Canadian politician and physician

Richard Thomas Potter (January 20, 1915 – February 16, 2009) was a Canadian physician and politician in Ontario. He served as a Progressive Conservative member of the Legislative Assembly of Ontario from 1967 to 1975, representing the eastern Ontario riding of Quinte.

==Background==
Potter received his early education locally before attending Queen's University in Kingston, Ontario. In 1939, he graduated as a physician. Immediately after graduation, he enlisted in the Royal Canadian Army Medical Corps, serving as a military medic during World War II. Using his medical expertise, he provided care to soldiers injured in battles across Europe.

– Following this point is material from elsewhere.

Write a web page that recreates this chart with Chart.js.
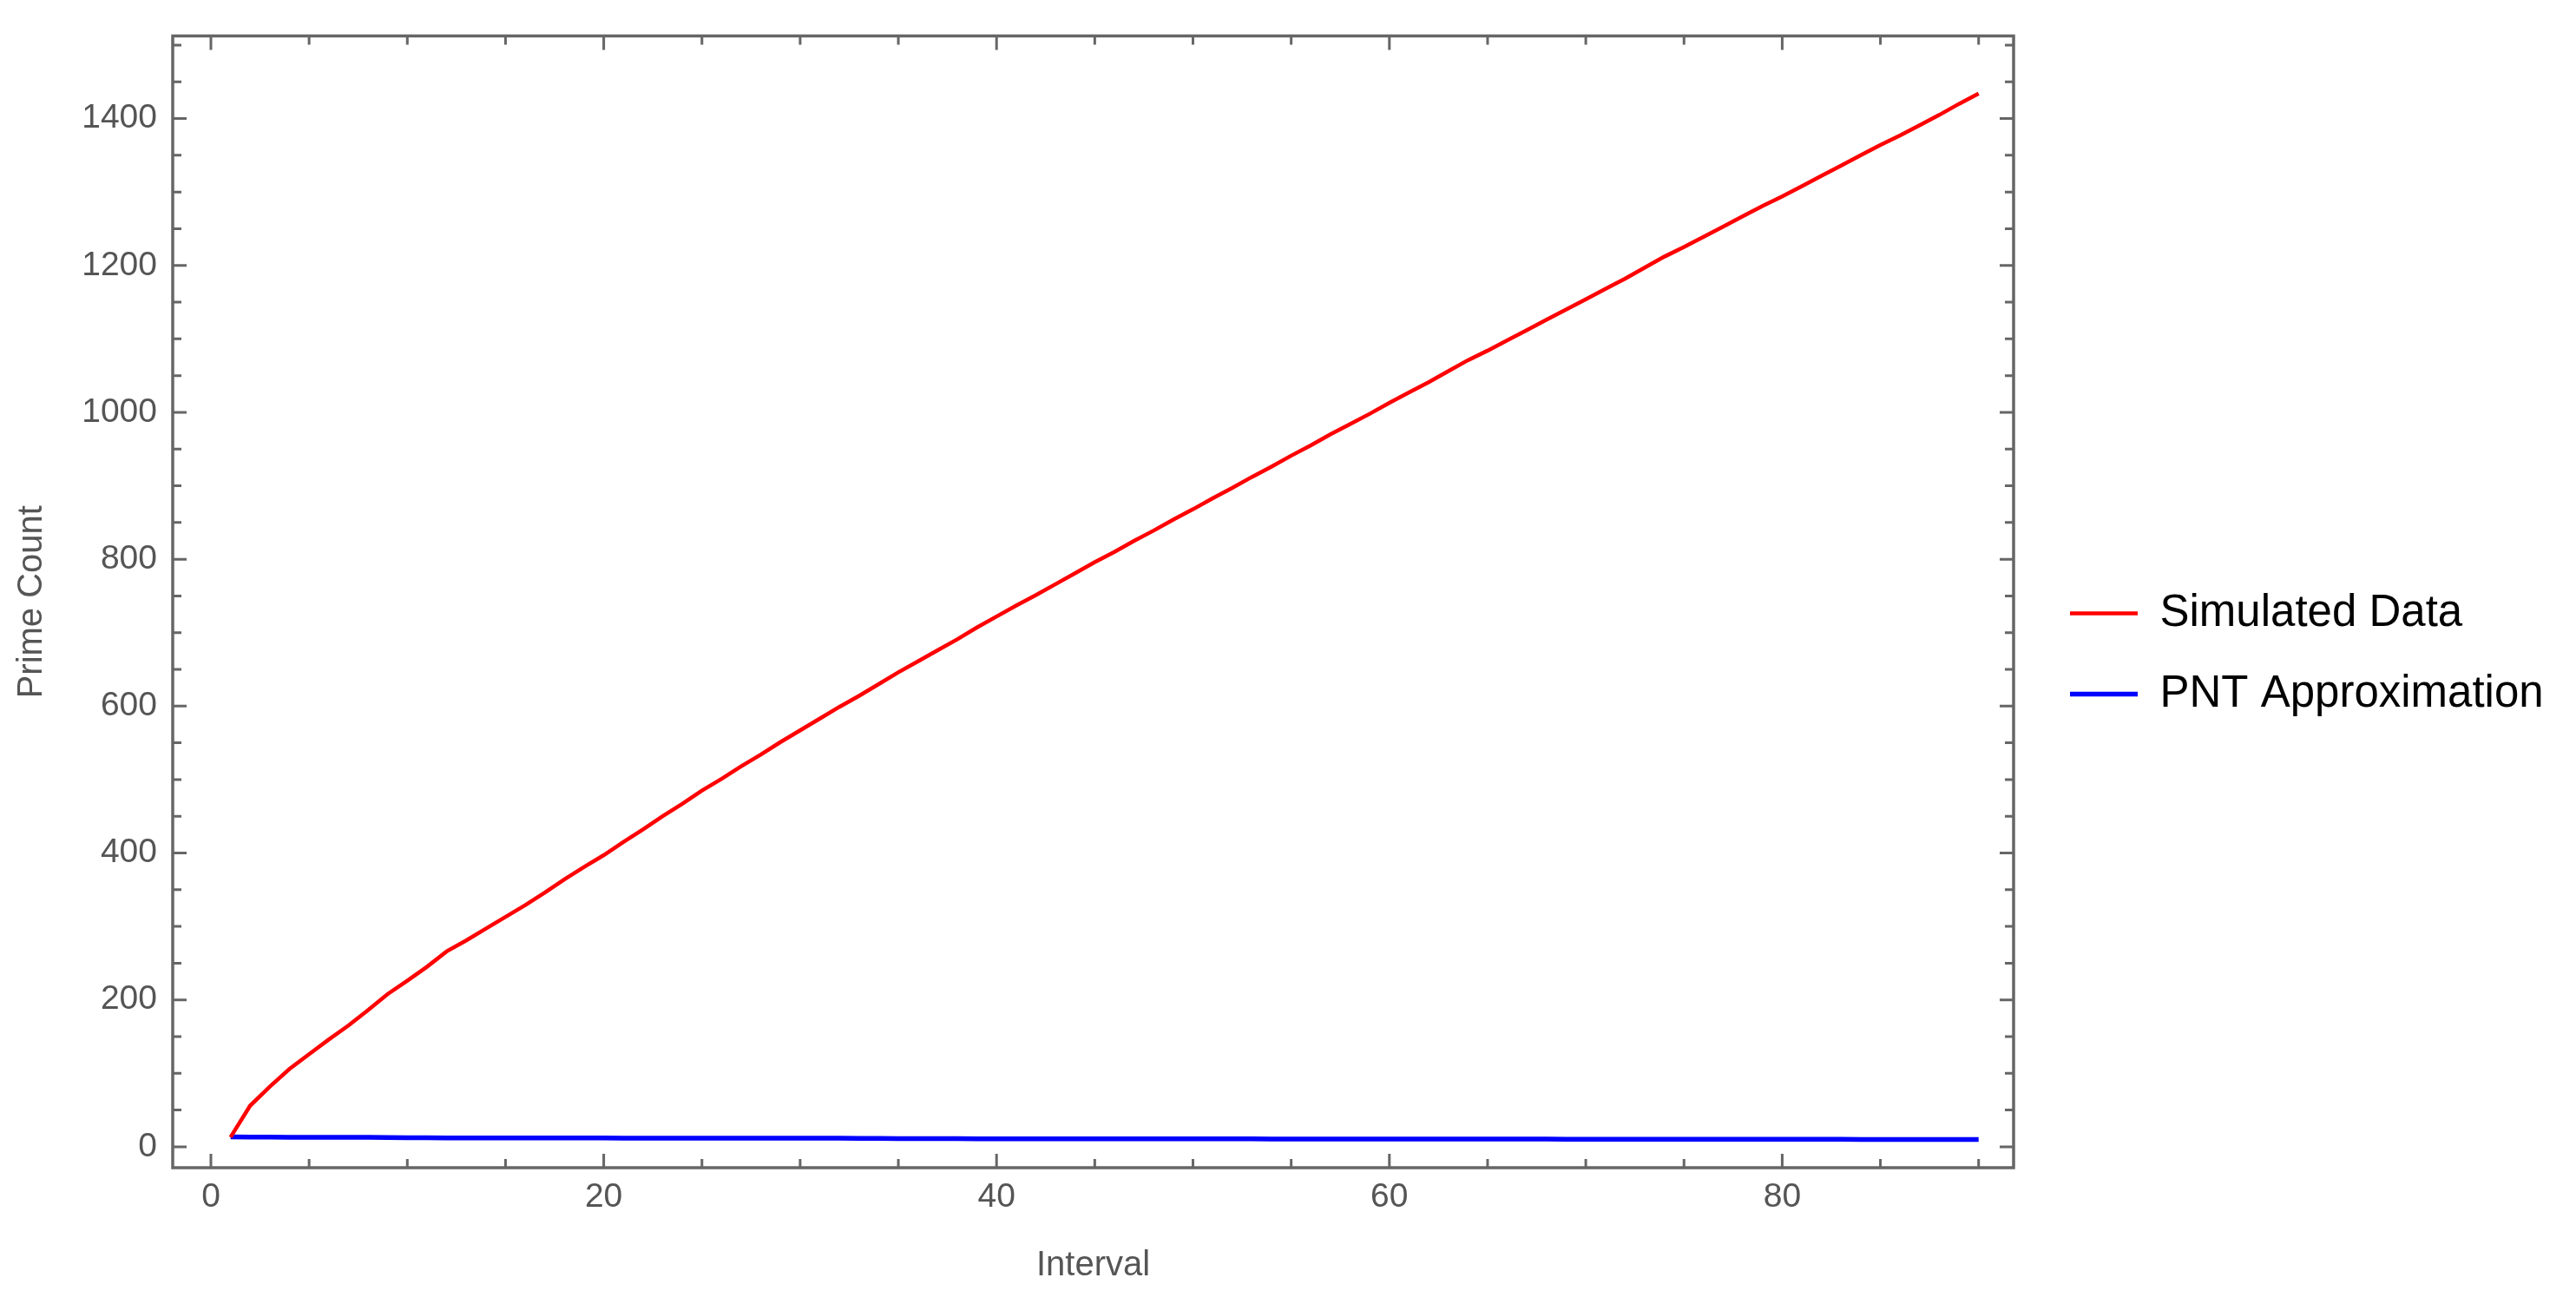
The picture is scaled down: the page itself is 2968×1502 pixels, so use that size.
<!DOCTYPE html>
<html><head><meta charset="utf-8">
<script src="https://cdn.jsdelivr.net/npm/chart.js@4/dist/chart.umd.min.js"></script>
<style>html,body{margin:0;padding:0;background:#fff;}#wrap{width:2968px;height:1502px;}</style>
</head><body><div id="wrap"><canvas id="c" width="2968" height="1502"></canvas></div>
<script>
const intervals = [1,2,3,4,5,6,7,8,9,10,11,12,13,14,15,16,17,18,19,20,21,22,23,24,25,26,27,28,29,30,
  31,32,33,34,35,36,37,38,39,40,41,42,43,44,45,46,47,48,49,50,51,52,53,54,55,56,57,58,59,60,
  61,62,63,64,65,66,67,68,69,70,71,72,73,74,75,76,77,78,79,80,81,82,83,84,85,86,87,88,89,90];
const simulatedData = [13,56,82,106,126,146,165,186,208,226,245,266,281,297,313,329,346,364,381,397,
  415,432,450,467,485,501,518,534,551,567,583,599,614,630,646,661,676,691,707,722,
  737,751,766,781,796,810,825,839,854,868,883,897,912,926,941,955,970,984,998,1013,
  1027,1041,1056,1071,1084,1098,1112,1126,1140,1154,1168,1182,1197,1212,1225,1239,1253,1267,1281,1294,
  1308,1322,1336,1350,1364,1377,1391,1405,1420,1434];
const pntApproximation = [13.4,13.2,13.1,13.0,12.9,12.9,12.8,12.8,12.7,12.2,12.2,12.1,12.1,12.1,12.0,12.0,12.0,11.9,11.9,11.9,
  11.8,11.8,11.8,11.8,11.7,11.7,11.7,11.7,11.6,11.6,11.6,11.6,11.5,11.5,11.0,11.0,11.0,11.0,10.9,10.9,
  10.9,10.9,10.9,10.8,10.8,10.8,10.8,10.8,10.7,10.7,10.7,10.7,10.7,10.6,10.6,10.6,10.6,10.6,10.5,10.5,
  10.5,10.5,10.5,10.4,10.4,10.4,10.4,10.4,10.3,10.3,10.3,10.3,10.3,10.2,10.2,10.2,10.2,10.2,10.1,10.1,
  10.1,10.1,10.1,10.0,10.0,10.0,10.0,10.0,9.9,9.9];
const xTickLabels = [0,20,40,60,80];
const yTickLabels = [0,200,400,600,800,1000,1200,1400];
const xMinorTicks = [5,10,15,25,30,35,45,50,55,65,70,75,85,90];
const yMinorTicks = [50,100,150,250,300,350,450,500,550,650,700,750,850,900,950,1050,1100,1150,1250,1300,1350,1450,1500];

const FONT = "'Liberation Sans', Arial, sans-serif";
const GRAY = '#555';

const frameTicks = {
  id: 'frameTicks',
  afterDraw(chart) {
    const {ctx, chartArea: a, scales: {x, y}} = chart;
    ctx.save();
    ctx.strokeStyle = '#666';
    ctx.lineCap = 'butt';
    ctx.lineWidth = 3;
    ctx.beginPath();
    const xt = (v, len) => {
      const p = x.getPixelForValue(v);
      ctx.moveTo(p, a.bottom); ctx.lineTo(p, a.bottom - len);
      ctx.moveTo(p, a.top); ctx.lineTo(p, a.top + len);
    };
    const yt = (v, len) => {
      const p = y.getPixelForValue(v);
      ctx.moveTo(a.left, p); ctx.lineTo(a.left + len, p);
      ctx.moveTo(a.right, p); ctx.lineTo(a.right - len, p);
    };
    xTickLabels.forEach(v => xt(v, 16));
    xMinorTicks.forEach(v => xt(v, 10));
    yTickLabels.forEach(v => yt(v, 16));
    yMinorTicks.forEach(v => yt(v, 10));
    ctx.stroke();
    ctx.lineWidth = 3.5;
    ctx.strokeRect(a.left, a.top, a.right - a.left, a.bottom - a.top);
    ctx.restore();
  }
};

const legendPlace = {
  id: 'legendPlace',
  afterLayout(chart) {
    const l = chart.legend;
    if (!l) return;
    l.left = 2343; l.right = 2968; l.top = 639; l.bottom = 1502;
    l.width = l.right - l.left; l.height = l.bottom - l.top;
  }
};

new Chart(document.getElementById('c'), {
  type: 'line',
  data: {
    datasets: [
      {
        label: 'Simulated Data',
        data: intervals.map((v, i) => ({x: v, y: simulatedData[i]})),
        borderColor: '#ff0000',
        backgroundColor: '#ff0000',
        borderWidth: 4.5,
        pointRadius: 0,
        pointStyle: 'line',
        tension: 0,
        fill: false
      },
      {
        label: 'PNT Approximation',
        data: intervals.map((v, i) => ({x: v, y: pntApproximation[i]})),
        borderColor: '#0000ff',
        backgroundColor: '#0000ff',
        borderWidth: 5.5,
        pointRadius: 0,
        pointStyle: 'line',
        tension: 0,
        fill: false
      }
    ]
  },
  options: {
    responsive: false,
    animation: false,
    devicePixelRatio: 1,
    layout: {padding: {left: 0, top: 31, right: 648, bottom: 0}},
    plugins: {
      tooltip: {enabled: false},
      legend: {
        display: true,
        position: 'chartArea',
        align: 'start',
        labels: {
          usePointStyle: true,
          pointStyleWidth: 78,
          padding: 42,
          color: '#000',
          font: {family: FONT, size: 51}
        }
      }
    },
    scales: {
      x: {
        type: 'linear',
        min: -1.944,
        max: 91.78,
        afterBuildTicks: s => { s.ticks = xTickLabels.map(v => ({value: v})); },
        afterFit: s => { s.height = 157; },
        grid: {display: false, drawTicks: false},
        border: {display: false},
        ticks: {color: GRAY, font: {family: FONT, size: 39}, padding: 11, maxRotation: 0, callback: v => String(v)},
        title: {display: true, text: 'Interval', color: GRAY, font: {family: FONT, size: 40}, padding: {top: 0, bottom: 20}}
      },
      y: {
        type: 'linear',
        min: -28.5,
        max: 1512.5,
        afterBuildTicks: s => { s.ticks = yTickLabels.map(v => ({value: v})); },
        afterFit: s => { s.width = 199; },
        grid: {display: false, drawTicks: false},
        border: {display: false},
        ticks: {color: GRAY, font: {family: FONT, size: 39}, padding: 18, callback: v => String(v)},
        title: {display: true, text: 'Prime Count', color: GRAY, font: {family: FONT, size: 40}, padding: {top: 13, bottom: 0}}
      }
    }
  },
  plugins: [frameTicks, legendPlace]
});
</script></body></html>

He was part of an advanced mobile medical unit, responsible for treating soldiers close to the front lines. By the end of his military service, he had attained the rank of lieutenant colonel.

Following his discharge, Potter returned to his hometown of Belleville, Ontario, where he established himself as a family doctor and anesthetist. He married Enid Grace Weaver, with whom he had four children: Thomas, Frances, Andrew, and Karen.

==Politics==
In 1950, Potter began his political career when he was elected as an Alderman in Belleville, Ontario. The following year, he successfully ran for Mayor, campaigning on promises to establish a municipal health unit and expand community facilities.

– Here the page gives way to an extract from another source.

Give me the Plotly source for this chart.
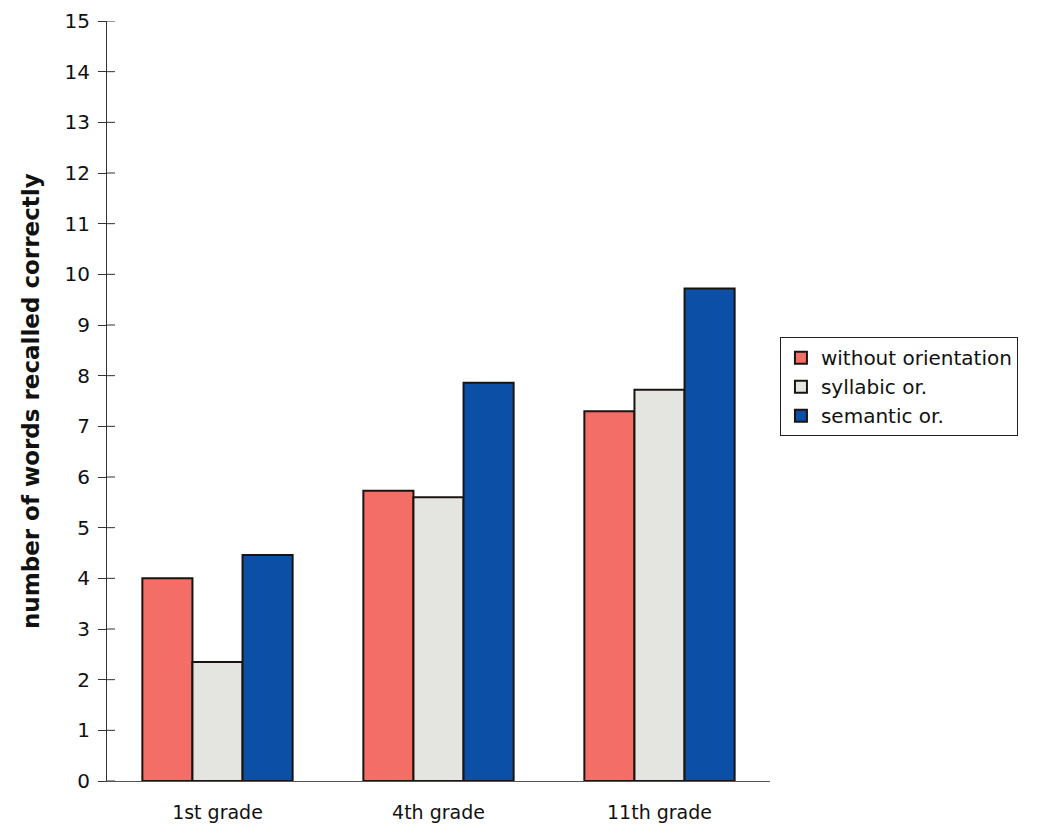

In the 1967 provincial election, Potter ran as the Progressive Conservative candidate for the Quinte riding. He defeated Ronald Joss of the Liberal Party by a margin of 4,092 votes.

Potter was re-elected in the 1971 provincial election. Following the election, Premier Bill Davis appointed Potter as a Minister without portfolio.

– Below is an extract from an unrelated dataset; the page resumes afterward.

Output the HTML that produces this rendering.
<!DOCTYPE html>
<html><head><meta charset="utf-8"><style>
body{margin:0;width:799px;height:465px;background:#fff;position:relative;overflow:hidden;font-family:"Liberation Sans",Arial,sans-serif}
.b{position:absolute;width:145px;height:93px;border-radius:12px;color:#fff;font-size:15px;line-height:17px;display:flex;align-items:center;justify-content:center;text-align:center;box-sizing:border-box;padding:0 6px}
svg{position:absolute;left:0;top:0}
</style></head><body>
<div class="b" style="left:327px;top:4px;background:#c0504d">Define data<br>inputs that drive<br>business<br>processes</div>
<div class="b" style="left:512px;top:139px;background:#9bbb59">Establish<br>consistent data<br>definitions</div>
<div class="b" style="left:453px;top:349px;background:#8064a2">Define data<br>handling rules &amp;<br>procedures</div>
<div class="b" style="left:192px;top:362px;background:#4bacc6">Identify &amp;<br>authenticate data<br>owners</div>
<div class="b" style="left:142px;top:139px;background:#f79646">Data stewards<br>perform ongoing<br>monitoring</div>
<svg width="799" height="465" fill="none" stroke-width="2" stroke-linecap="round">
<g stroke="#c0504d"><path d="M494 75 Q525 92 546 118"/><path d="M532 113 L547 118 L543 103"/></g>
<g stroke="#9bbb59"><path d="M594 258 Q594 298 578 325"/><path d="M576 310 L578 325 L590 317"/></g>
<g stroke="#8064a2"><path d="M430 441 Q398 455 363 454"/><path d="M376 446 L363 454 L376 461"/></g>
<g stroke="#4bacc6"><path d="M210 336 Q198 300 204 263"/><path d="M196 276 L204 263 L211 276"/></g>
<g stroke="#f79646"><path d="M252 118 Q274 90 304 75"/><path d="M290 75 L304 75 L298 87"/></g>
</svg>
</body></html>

In February 1972, Potter was promoted to Minister of Health. Two years later, in 1974, he was reassigned to serve as the Minister of Correctional Services.

===Cabinet positions===

Davis ministry, Province of Ontario (1971–1985)
Cabinet posts (2)
| Predecessor | Office | Successor |
| Syl Apps | Minister of Correctional Services 1974-1975 | John Smith |
| Bert Lawrence | Minister of Health 1972-1974 | Frank Miller |

==Later life==
Potter retired from politics in 1975 at the age of 60, following a career marked by significant contributions to health and welfare reforms during his tenure as a cabinet minister. In 1976, he was appointed as the regional coroner, a role that required him to close his private medical practice and dedicate himself fully to public service.

Later in life, Potter and his wife moved to a nursing home in Oakville, Ontario to be closer to their grandchildren. He died there on February 16, 2009, at the age of 94.